Location: Underway to Fernando de Noronha
With the newest chapter of this incredible 90-day journey has just begun, it is surprising how easily we all slip back into the familiar routine of passage life. A return to the rhythmic 4 hours on and 8 hours off, a cycle which defines our days at sea is a very bittersweet thing. On the one hand, is the fact that we have just left such a uniquely beautiful and isolated island, and on the other, is the anticipation of all that Brazil will hold, as well as an opportunity to really buckle down and get some schoolwork out of the way.
This morning was not the morning to catch up on sleep; with the first test of this semester in the early afternoon, most were up earlier than usual, taking care of some last-minute studying. Marine Biology, is the subject upon which we were being tested, was an almost constant topic of conversation. Post exam, there was a distinct air of relaxation and relief to finally have it out of the way.

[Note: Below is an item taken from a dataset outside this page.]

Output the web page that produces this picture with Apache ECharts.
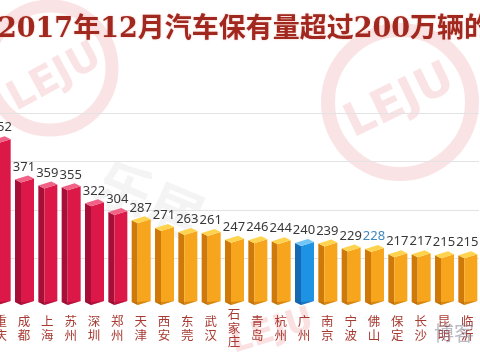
<!DOCTYPE html>
<html><head><meta charset="utf-8">
<script src="https://cdn.jsdelivr.net/npm/echarts@6/dist/echarts.min.js"></script>
<style>html,body{margin:0;padding:0;background:#fff}#c{width:480px;height:360px}</style>
</head><body><div id="c"></div>
<script>
const titleText = '2017年12月汽车保有量超过200万辆的城市';
const cities = ['重庆','成都','上海','苏州','深圳','郑州','天津','西安','东莞','武汉','石家庄','青岛','杭州','广州','南京','宁波','佛山','保定','长沙','昆明','临沂'];
const values = [452,371,359,355,322,304,287,271,263,261,247,246,244,240,239,229,228,217,217,215,215];
const groups = ['red','red','red','red','red','red','orange','orange','orange','orange','orange','orange','orange','blue','orange','orange','orange','orange','orange','orange','orange'];
const yMin = 100, yMax = 600, yStep = 100;

const palettes = {
  red:    {front:'#dc1849', side:'#a80f38', top:'#f06286', bottom:'#8e0c2f'},
  orange: {front:'#f7a51c', side:'#cf7a08', top:'#ffd34d', bottom:'#b86a05'},
  blue:   {front:'#1f93e3', side:'#1568b3', top:'#72c6f6', bottom:'#115a9c'}
};

const chart = echarts.init(document.getElementById('c'), null, {renderer:'canvas'});

function renderItem(params, api){
  const i = api.value(0), v = api.value(1);
  const t = api.coord([i, v]);
  const b = api.coord([i, yMin]);
  const cx = t[0];
  const yt = t[1];
  const yb = b[1] - 9;
  const pal = palettes[groups[i]];
  const L = cx - 9, F = cx - 3, R = cx + 10;
  const labelColor = cities[i] === '佛山' ? '#3f86bd' : '#383838';
  return {type:'group', children:[
    {type:'polygon', shape:{points:[[L,yt+4],[F,yt+7],[F,yb+7],[L,yb+4]]}, style:{fill:pal.side}},
    {type:'polygon', shape:{points:[[F,yt+7],[R,yt+3],[R,yb+3],[F,yb+7]]}, style:{fill:pal.front}},
    {type:'polygon', shape:{points:[[L,yt+4],[L+(R-F),yt],[R,yt+3],[F,yt+7]]}, style:{fill:pal.top}},
    {type:'polygon', shape:{points:[[L,yb+4],[F,yb+7],[R,yb+3],[F,yb+4]]}, style:{fill:pal.bottom, opacity:0.5}},
    {type:'text', x: cx, y: yt - 2, style:{text: String(v), align:'center', verticalAlign:'bottom', fill: labelColor, font:'13px "Noto Sans", sans-serif'}}
  ]};
}

const wm = 'rgba(226,90,100,0.17)';
chart.setOption({
  backgroundColor:'#ffffff',
  animation:false,
  title:{
    text: titleText, left: -7, top: 11,
    textStyle:{fontSize:27, fontWeight:'bold', color:'#a0281e', fontFamily:'"DejaVu Serif", "Noto Sans CJK SC", serif',
      textShadowColor:'rgba(240,170,160,0.8)', textShadowBlur:2}
  },
  graphic:[
    {type:'circle', shape:{cx:50, cy:68, r:62}, style:{fill:'none', stroke:wm, lineWidth:13}, z:-10},
    {type:'text', x:55, y:78, rotation:0.5, style:{text:'LEJU', font:'bold 40px "DejaVu Sans"', fill:wm, align:'center', verticalAlign:'middle'}, z:-10},
    {type:'circle', shape:{cx:400, cy:102, r:72}, style:{fill:'none', stroke:wm, lineWidth:14}, z:-10},
    {type:'text', x:400, y:102, rotation:0.45, style:{text:'LEJU', font:'bold 46px "DejaVu Sans"', fill:wm, align:'center', verticalAlign:'middle'}, z:-10},
    {type:'text', x:150, y:200, rotation:-0.4, style:{text:'乐居', font:'bold 56px "Noto Sans CJK SC"', fill:'rgba(150,150,150,0.1)', align:'center', verticalAlign:'middle'}, z:-10},
    {type:'text', x:272, y:332, rotation:0.3, style:{text:'LEJU', font:'bold 34px "DejaVu Sans"', fill:'rgba(226,60,70,0.16)', align:'center', verticalAlign:'middle'}, z:-10},
    {type:'text', x:454, y:333, style:{text:'博客', font:'20px "Noto Sans CJK SC"', fill:'rgba(120,120,140,0.5)', align:'center', verticalAlign:'middle'}, z:10}
  ],
  grid:{left:-11, width:490, top:64.5, bottom:53, outerBoundsMode:'none', containLabel:false},
  xAxis:{
    type:'category', data: cities,
    axisLine:{show:false}, axisTick:{show:false},
    axisLabel:{interval:0, margin:21, verticalAlign:'middle', color:'#a83a32', fontSize:12.5, lineHeight:13.5,
      fontFamily:'"Noto Sans CJK SC", sans-serif', hideOverlap:false,
      formatter: s => s.split('').join('\n')}
  },
  yAxis:{
    type:'value', min:yMin, max:yMax, interval:yStep,
    axisLine:{show:false}, axisTick:{show:false}, axisLabel:{show:false},
    splitLine:{show:true, showMinLine:false, showMaxLine:false, lineStyle:{color:'#e3e3e3', width:1}}
  },
  series:[{
    type:'custom', renderItem: renderItem,
    data: cities.map((c, i) => [i, values[i]]),
    clip:false
  }]
});
</script></body></html>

Especially after swimming with whale sharks and hiking along the cliffs of Saint Helena, it is truly strange how something as amazing as sailing across the open waters of the Atlantic can begin to seem almost normal! Many things that were completely foreign a few weeks ago have become second nature. From sweating a halyard to checking the bilge pump, this lifestyle has become familiar and comfortable. After running through almost an entire rotation of the job wheel, most people are acquainted with the variety of positions necessary to make this all possible. As we gain more of a grasp on boat life, we are freed to truly enjoy the more subtle aspects of this whole experience.